As long as the market goes up, mutual funds and IRA's will do OK. It's the drop that will ruin the investor. At first, most will hold on, those profit and loss statements only arrive every quarter. No one will even notice the initial drop. Want to pull the money out? Well, the penalties are more than one would expect. There is the early withdrawal penalty from the fund, and income tax consequences--what a nightmare. Adding insult to injury, the losses are not tax deductible.

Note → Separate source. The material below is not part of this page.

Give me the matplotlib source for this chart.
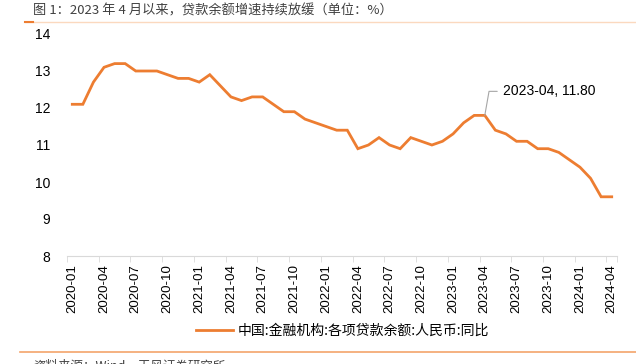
import matplotlib.pyplot as plt
from matplotlib.lines import Line2D

plt.rcParams['font.family'] = ['Liberation Sans', 'Noto Sans CJK SC', 'DejaVu Sans']

# 月份标签（2020-01 ~ 2024-04）
months = [f"{y}-{m:02d}" for y in range(2020, 2025) for m in range(1, 13)][:52]

# 各项贷款余额同比（%）
loan_yoy_2020 = [12.1, 12.1, 12.7, 13.1, 13.2, 13.2, 13.0, 13.0, 13.0, 12.9, 12.8, 12.8]
loan_yoy_2021 = [12.7, 12.9, 12.6, 12.3, 12.2, 12.3, 12.3, 12.1, 11.9, 11.9, 11.7, 11.6]
loan_yoy_2022 = [11.5, 11.4, 11.4, 10.9, 11.0, 11.2, 11.0, 10.9, 11.2, 11.1, 11.0, 11.1]
loan_yoy_2023 = [11.3, 11.6, 11.8, 11.8, 11.4, 11.3, 11.1, 11.1, 10.9, 10.9, 10.8, 10.6]
loan_yoy_2024 = [10.4, 10.1, 9.6, 9.6]
loan_yoy = loan_yoy_2020 + loan_yoy_2021 + loan_yoy_2022 + loan_yoy_2023 + loan_yoy_2024

yticks = [8, 9, 10, 11, 12, 13, 14]
title = "图 1：2023 年 4 月以来，贷款余额增速持续放缓（单位：%）"
legend_label = "中国:金融机构:各项贷款余额:人民币:同比"
source = "资料来源：Wind，天风证券研究所"
orange = "#ED7D31"

fig = plt.figure(figsize=(6.36, 3.64), dpi=100)
W, H = 636, 364
ax = fig.add_axes([67 / W, (H - 256) / H, 550 / W, 222 / H])

x = list(range(len(loan_yoy)))
ax.plot(x, loan_yoy, color=orange, lw=2.0, solid_joinstyle='miter')

ax.set_xlim(-0.5, len(loan_yoy) - 0.5)
ax.set_ylim(8, 14)
ax.set_yticks(yticks)
ax.set_yticklabels([str(v) for v in yticks], fontsize=10, color="#000000")
ax.tick_params(axis='y', length=0, pad=12)

ax.set_xticks(x[::3])
ax.set_xticklabels(months[::3], rotation=90, fontsize=9.5)
ax.set_xticks([v - 0.5 for v in x[::3]] + [len(loan_yoy) - 0.5], minor=True)
ax.tick_params(axis='x', which='major', length=0, pad=6)
ax.tick_params(axis='x', which='minor', length=4, color="#d9d9d9")

for s in ['top', 'right', 'left']:
    ax.spines[s].set_visible(False)
ax.spines['bottom'].set_color("#d9d9d9")

# 标注 2023-04
i = months.index("2023-04")
ax.annotate(f"2023-04, {loan_yoy[i]:.2f}", xy=(i, loan_yoy[i]), xytext=(i + 1.7, 12.45),
            fontsize=10, va='center', ha='left',
            arrowprops=dict(arrowstyle='-', color="#a6a6a6", lw=0.8,
                            connectionstyle="angle,angleA=0,angleB=80,rad=0", shrinkA=2, shrinkB=0))

# 图例
handle = Line2D([0], [0], color=orange, lw=2)
fig.legend([handle], [legend_label], loc='center', bbox_to_anchor=(343 / W, 1 - 331 / H),
           frameon=False, handlelength=2.6, handletextpad=0.4,
           prop={'family': ['Noto Sans CJK SC'], 'size': 10})

# 标题和分隔线
fig.text(33 / W, 1 - 11 / H, title, fontsize=9.5, color="#404040",
         va='center', ha='left', family=['Noto Sans CJK SC', 'DejaVu Sans'])
fig.add_artist(Line2D([25 / W, 1], [1 - 22 / H] * 2, color="#fbd9bf", lw=1))
fig.add_artist(Line2D([25 / W, 33 / W], [1 - 22 / H] * 2, color=orange, lw=1.5))
fig.add_artist(Line2D([20 / W, 1], [1 - 352 / H] * 2, color="#f4a46b", lw=1.2))
fig.text(33 / W, 1 - 366 / H, source, fontsize=9, color="#404040", va='center', ha='left',
         family=['Noto Sans CJK SC', 'DejaVu Sans'])

fig.savefig("out.png", dpi=100)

The question that comes to my mind is this; while the market goes up everyone hops on and rides the wave, when the market starts to drop, where is the alternate plan of action? This drop in the market will leave the mutual fund managers in a vacuum. People will soon realize that these managers don't know any more than anyone else. If these guys are so good at what they do, why do they need your money? Answer; there is no risk if they use your money.

Investments recommended by the government tend to burn you in the long run. The government has always done its best to mess up the person saving for retirement by changing the rules after the game has started.

What happens when all these fund managers start to sell? The real question you need to ask is, "Who's going to be buying?"

Copyright 2008 All rights reserved

4 comments:

Anonymous said...

I'm sure Bernanke is doing a cost/benefit study regarding whether to let these banks go belly up or not.

However, if the banks pay their FDIC insurance premiums, the Federal cost of reimbursing depositors should be minimized right? Why pour billions of taxpayer money into keeping them afloat when, for all intents and purposes, they SHOULD go bankrupt? Why prolong the agony?

Anonymous said...

Depending on when they sell, I'll be buying. :-) There is a lot of money sitting on the sidelines right now, and it's hard to get good returns. I'm making 5% on CDs set to expire in the next few months, and then what? 2 1/2% CDs? That won't even keep up with inflation. I'm not complaining - by moving to cash, I've avoided huge losses, and that is literally money in the bank. But now what?

Most people don't pay attention to the economy or the markets; they just sign up for retirement accounts, set it and forget it. Money goes out each payday, a statement comes in each quarter, and just hope it's enough to retire on someday. Until they start retiring, it's guaranteed buyers for stocks.

Jim in San Marcos said...

Hi Anon 11:45

The banks are not the problem. It's the IRA's and mutual funds that are at risk.

The people that own these assets comprise the whole United States and many foreign countries.

Right now, probably 1/3 of our uninsured nest eggs are toast. By next year it could be 2/3's.

This money has been lost by real people like you and me, not some abstract institution like a bank or mutual fund.

The only trouble right now, is that no one knows who owns what, or for that fact, who lost what.

Jim in San Marcos said...

Tracy

I wouldn't be in too much of a hurry to buy. Stocks in 1931 were down 90% from their highs in 1929.

The interest on a CD over the next couple years is rather academic.

I bought gold at $230 and didn't get any interest for 15 years.

I would expect to see deflation with the collapse of the bubbles as a first stage. Inflation would be the government solution to fix it and it would probably take a few years.

Your best bet would be to diversify and plan for both.